Выяснилось, что у штурмана не получилась обсервация. Он перепутал мысы и, бегая от карты к компасу, пытался разобраться, в чем дело. А пеленги все не ложились. Свое внимание он целиком направил на выявление причины, почему не получается место судна, а то, что пароход идет прямо на берег, вахтенный помощник упустил из виду.
Чем бы все кончилось, если бы я не следил из каюты за обстановкой? Мы наверняка завершили бы рейс на береговых камнях.
Перестарались
Летом 1947 года пароход «Ташкент» шел из Анадыря во Владивосток. Прошли мыс Фаддея с его величественными отвесными утесами. Погода стояла солнечная и безветренная. Ход – 14 узлов.
Старпом и боцман утром обходили палубу, все придирчиво осматривая. Наблюдая их с мостика, я был доволен: толковые парни, хорошие моряки и заботливые хозяева.
Вот они дошли до полубака и что-то там делают у шпилей. Только было видно, что пар на шпилевую машину открыт.
Прошло минуты две, и я ощутил легкий толчок, будто судно ударилось о небольшой плавающий предмет. И в этот момент и старпом, и боцман повернулись лицом к мостику и растерянно уставились на меня.
Спрашиваю:
— В чем дело, ребята?
Ответ:
— Потеряли правый якорь.
— Каким образом?
— Нам показалось, что он плохо втянут в клюз, – мы подтянули его. Цепь и не выдержала.
«Человек за бортом!»
Конец «Индигирки»
Александра Федоровича Раскина я знаю с 1942 года. В Великую Отечественную мы вместе плавали на пароходе «Дальстрой». Я был старшим помощником капитана, Александр - матросом 1-го класса. Все называли его Мордвин, и он охотно отзывался, так как принадлежал к этой народности. Работник он был отличный, матрос смелый и расторопный, товарищ хороший.

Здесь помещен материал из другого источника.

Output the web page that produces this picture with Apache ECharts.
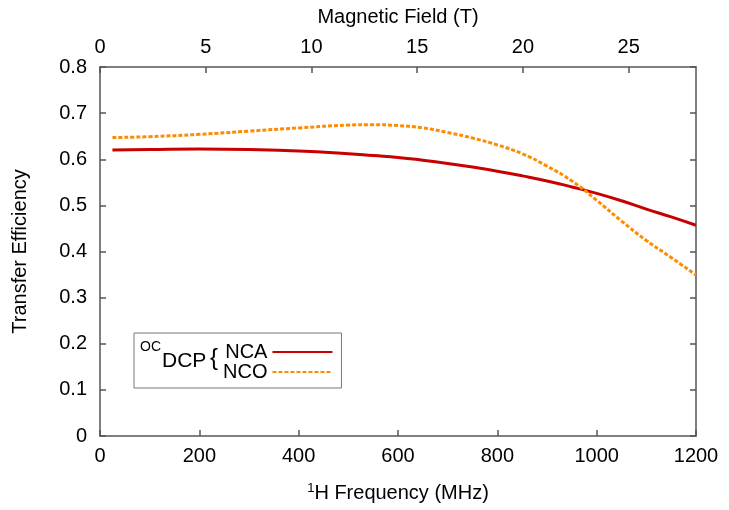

После гибели «Дальстроя» он ушел в Сахалинское пароходство боцманом, а я — в Дальневосточное, но мы встречались иногда во Владивостоке, что редко бывает у моряков, всегда скитающихся по морям, по-приятельски разговаривали. И вот совсем недавно я узнал, что Александр Федорович плавал на «Индигирке» и был на ней, когда она трагически погибла на рифе у острова Тодо в проливе Лаперуза в 1939 году.
Мне захотелось узнать об этом, и я разыскал старого боцмана.
Мне отворила дверь миловидная молодая женщина, а в прихожей, аккуратно, по–корабельному покрашенной и чистой, встретил сам Александр, все еще здоровый и крепкий, среднего роста широкоплечий мужчина с рябоватым приветливым лицом и ввел в уютную, просто обставленную квартиру. А молодая женщина оказалась его младшей дочерью и, видимо, хозяйкой в доме.
Вот что рассказал мне старый боцман:
— В начале зимы 1939 года мы вышли из Нагаево. Наше судно было грузовое, но мы взяли много пассажиров. Одних только рыбаков, который привез в Нагаево «Орочон», 440 человек.
Капитан сначала отказывался взять людей и говорил, что у него пароход грузовой, но в конце концов, поддавшись уговорам береговой администрации, согласился. Пассажиров разместили во всех четырех трюмах, и мы снялись в море.
11 декабря в пять вечера, когда ужинали, прошли мыс Анива и повернули в пролив. Ветер был не очень сильный, баллов шесть, но временами шел снег и в пурге ничего не было видно.